Research paperMicrobial iron reduction and methane oxidation in subsurface sediments of the Arabian Sea

- Potential prokaryotes influenced methane concentrations and iron activity.
- Sediment geochemistry and microbial abundance correlated significantly.
- Anaerobic prokaryotes positively influenced the different fractions of iron.
- Presence of iron reduction and methane oxidation in microcosm experiments.

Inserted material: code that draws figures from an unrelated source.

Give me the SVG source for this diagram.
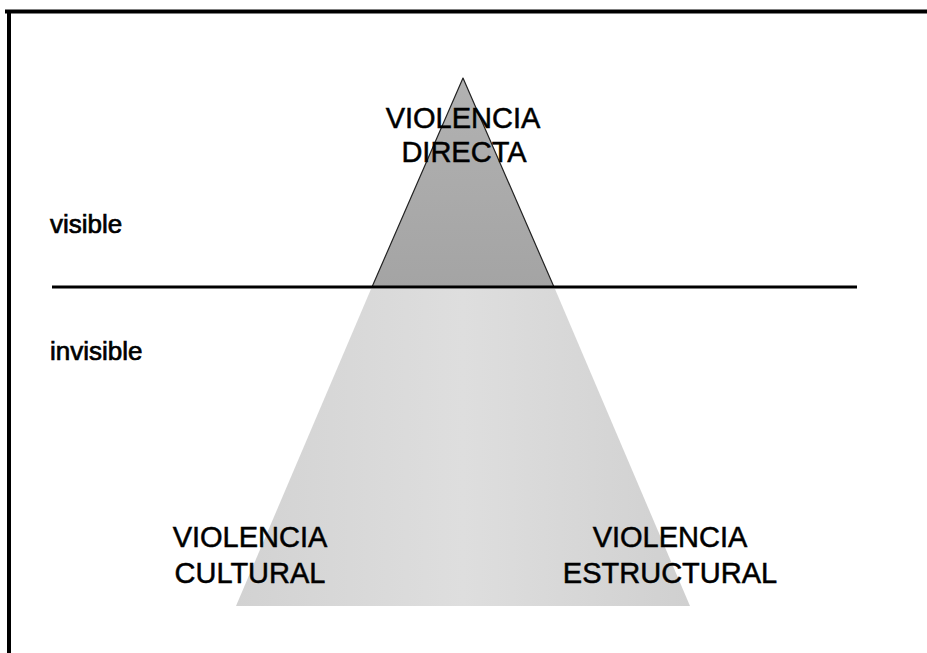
<svg xmlns="http://www.w3.org/2000/svg" width="927" height="653" viewBox="0 0 927 653">
<style>
.lbl{font-family:"Liberation Sans",Arial,sans-serif;fill:#000;stroke:#000;stroke-width:0.5;}
.big{font-size:29px;text-anchor:middle;}
.side{font-size:26px;stroke-width:0.7;}
</style>
<defs>
<linearGradient id="gTop" x1="0" y1="0" x2="0" y2="1">
<stop offset="0" stop-color="#b2b2b2"/>
<stop offset="1" stop-color="#a4a4a4"/>
</linearGradient>
<linearGradient id="gBot" x1="0" y1="0" x2="1" y2="0">
<stop offset="0" stop-color="#d2d2d2"/>
<stop offset="0.5" stop-color="#dedede"/>
<stop offset="1" stop-color="#d0d0d0"/>
</linearGradient>
</defs>
<rect x="0" y="0" width="927" height="653" fill="#fff"/>
<g id="frame" stroke="#000" stroke-width="4" fill="none">
<line x1="5" y1="11.5" x2="927" y2="11.5"/>
<line x1="9" y1="10" x2="9" y2="653"/>
</g>
<g id="invisible-base">
<polygon points="371,289 555,289 690,606 236,606" fill="url(#gBot)"/>
</g>
<g id="visible-top">
<polygon points="463,78 372,287 554,287" fill="url(#gTop)" stroke="#222" stroke-width="1.2" stroke-linejoin="round"/>
</g>
<g id="connectors">
<line x1="52" y1="287" x2="857" y2="287" stroke="#000" stroke-width="3"/>
</g>
<g id="label-visible"><text class="lbl side" x="50" y="233">visible</text></g>
<g id="label-invisible"><text class="lbl side" x="50" y="360">invisible</text></g>
<g id="node-directa">
<text class="lbl big" x="463" y="128">VIOLENCIA</text>
<text class="lbl big" x="464" y="162">DIRECTA</text>
</g>
<g id="node-cultural">
<text class="lbl big" x="250" y="547">VIOLENCIA</text>
<text class="lbl big" x="250" y="583">CULTURAL</text>
</g>
<g id="node-estructural">
<text class="lbl big" x="670" y="547">VIOLENCIA</text>
<text class="lbl big" x="670" y="583">ESTRUCTURAL</text>
</g>
</svg>
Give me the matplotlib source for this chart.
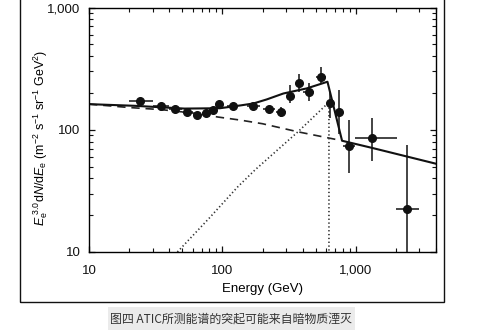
import matplotlib
matplotlib.use("Agg")
import matplotlib.pyplot as plt
from matplotlib.patches import Rectangle
from matplotlib.ticker import LogLocator, FuncFormatter, NullFormatter

plt.rcParams['font.family'] = ['Liberation Sans', 'Noto Sans CJK SC', 'DejaVu Sans']
plt.rcParams['mathtext.fontset'] = 'custom'
plt.rcParams['mathtext.rm'] = 'Liberation Sans'
plt.rcParams['mathtext.it'] = 'Liberation Sans:italic'

# ATIC 数据点 (GeV, m^-2 s^-1 sr^-1 GeV^2)
energy = [24.1, 34.5, 44.2, 54.6, 64.9, 75.5, 84.7, 95, 121, 171, 223, 274,
          324, 374, 445, 547, 646, 751, 892, 1334, 2417]
flux = [173, 155, 146.5, 141, 133, 136, 144.5, 161, 156.7, 156, 147, 141,
        190.6, 242, 204, 269, 167, 139, 73.3, 85.1, 22.3]
e_lo = [20, 30, 40, 50, 60, 70, 80, 90, 108, 152, 203, 253,
        305, 355, 405, 505, 606, 700, 800, 995, 2010]
e_hi = [30, 40, 50, 60, 70, 80, 90, 100, 131, 192, 248, 301,
        345, 395, 488, 600, 689, 800, 995, 2032, 3006]
flux_lo = [167, 150, 142, 137, 129, 132, 140, 156, 151, 150, 136, 127,
           166, 204, 172, 236, 124, 93, 44, 56, 5]
flux_hi = [179, 160, 151, 145, 137, 140, 149, 166, 162, 162, 156, 154,
           232, 285, 239, 327, 204, 211, 120, 124, 74.7]

# 模型曲线
total_e = [10, 22, 52, 96, 136, 171, 215, 287, 430, 614, 790, 1330, 3981]
total_v = [162, 157, 149, 150, 158, 164, 177, 198, 218, 247, 81.3, 71, 52.8]
bkg_e = [10, 20, 35, 60, 93, 136, 200, 372, 764]
bkg_v = [162, 152, 146, 137, 127, 120, 112, 96, 82]
dm_e = [46, 80, 130, 176, 250, 372, 500, 630, 630]
dm_v = [10, 19, 34, 47, 66, 97, 132, 168, 5]

fig = plt.figure(figsize=(4.87, 3.30), dpi=100)
ax = fig.add_axes([89/487, 1-252/330, (436-89)/487, (252-7.5)/330])

ax.plot(bkg_e, bkg_v, color='#222222', lw=1.2, ls=(0, (5, 3.5)))
ax.plot(dm_e, dm_v, color='#333333', lw=1.2, ls=(0, (0.8, 1.5)))
ax.plot(total_e, total_v, color='#111111', lw=1.5)

xerr = [[e - lo for e, lo in zip(energy, e_lo)], [hi - e for e, hi in zip(energy, e_hi)]]
yerr = [[f - lo for f, lo in zip(flux, flux_lo)], [hi - f for f, hi in zip(flux, flux_hi)]]
ax.errorbar(energy, flux, xerr=xerr, yerr=yerr, fmt='o', color='#111111',
            ms=5.5, elinewidth=1.1, capsize=0, zorder=5)

ax.set_xscale('log')
ax.set_yscale('log')
ax.set_xlim(10, 4000)
ax.set_ylim(10, 1000)

fmt = FuncFormatter(lambda v, p: '{:,.0f}'.format(v))
ax.xaxis.set_major_locator(LogLocator(base=10))
ax.yaxis.set_major_locator(LogLocator(base=10))
ax.xaxis.set_major_formatter(fmt)
ax.yaxis.set_major_formatter(fmt)
ax.xaxis.set_minor_formatter(NullFormatter())
ax.yaxis.set_minor_formatter(NullFormatter())
ax.tick_params(which='both', direction='in', top=True, right=True, labelsize=9.5, colors='#111111')
ax.tick_params(which='major', length=4.5, width=0.9)
ax.tick_params(which='minor', length=2.6, width=0.8)
ax.tick_params(axis='x', pad=9)
ax.tick_params(axis='y', pad=6)
for s in ax.spines.values():
    s.set_linewidth(1.0)

ax.set_xlabel('Energy (GeV)', fontsize=9.5, labelpad=5)
ax.set_ylabel(r'$E_{\mathrm{e}}^{\ 3.0}\mathrm{d}N/\mathrm{d}E_{\mathrm{e}}$ (m$^{-2}$ s$^{-1}$ sr$^{-1}$ GeV$^{2}$)',
              fontsize=9, va='center')
ax.yaxis.set_label_coords(-0.138, 0.466)

# 外框
fig.patches.append(Rectangle((19.5/487, 1-302/330), (443.5-19.5)/487, 0.95,
                             transform=fig.transFigure, fill=False, lw=1.0,
                             edgecolor='#111111', clip_on=False))

# 图注
fig.patches.append(Rectangle((108/487, 0), (355-108)/487, (330-307)/330,
                             transform=fig.transFigure, facecolor='#ebebeb',
                             edgecolor='none'))
fig.text(231/487, 1-319/330, '图四 ATIC所测能谱的突起可能来自暗物质湮灭',
         ha='center', va='center', fontsize=8.6, color='#333333',
         family=['Noto Sans CJK SC', 'DejaVu Sans'])

fig.savefig('out.png', dpi=100)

Arabian Sea is one of the most productive regions of the world's ocean with seasonal upwelling and a characteristic oxygen minimum zone. It receives a continuous input of windborne iron-rich dust which possibly stimulates phytoplankton productivity. A sediment core from this area, which is on the western continental margin of India in the Kerala-Konkan basin was studied from the surface to 63 m below seafloor, to establish the co-occurrence of microbial iron reducing activity and methane oxidation. Total bacterial abundance (TC), viable aerobic counts accounting for aerobic and facultative anaerobes (TVCa), viable anaerobic counts (TVCan), methane, sulfate, ferrous [Fe(II], hydroxylamine extractable iron and HCl extractable iron concentrations were measured. Average TC was 52.6 ± 29.8 × 105 cells g−1 sediment while TVCa and TVCan were an order less. Methane and sulfate concentrations were 1.3 ppm and 23.2 mM, respectively. Average Fe(II) concentration, hydroxylamine and HCl extractable Fe was 0.32 ± 0.26, 0.86 ± 1.44 and 1.90 ± 2.47 mmol g−1 sediment, respectively. Interestingly, Fe(II) significantly correlated with TVCan (r = 0.66, p ≤ 0.001).In the experimental tubes, the build-up of Fe(II) was accompanied by the disappearance of methane. Average methane concentration and Fe(II) concentration in the experimental sediment slurries was 0.56 ± 0.76 ppb and 0.50 ± 0.27 mmol g−1 sediment respectively. The microcosm experiment showed that Fe(II) determined was significantly higher (ANOVA, F = 6.74, p ≤ 0.014) after 5 days of incubation, thus implying microbial iron reducing activity. A strong negative linear correlation (p ≤ 0.001) of methane concentration with Fe(II) suggests that increasing activity of microbial iron reduction caused suppression in methane production. This is also indicative of the co-occurrence of iron reduction and methane oxidation in these sediments.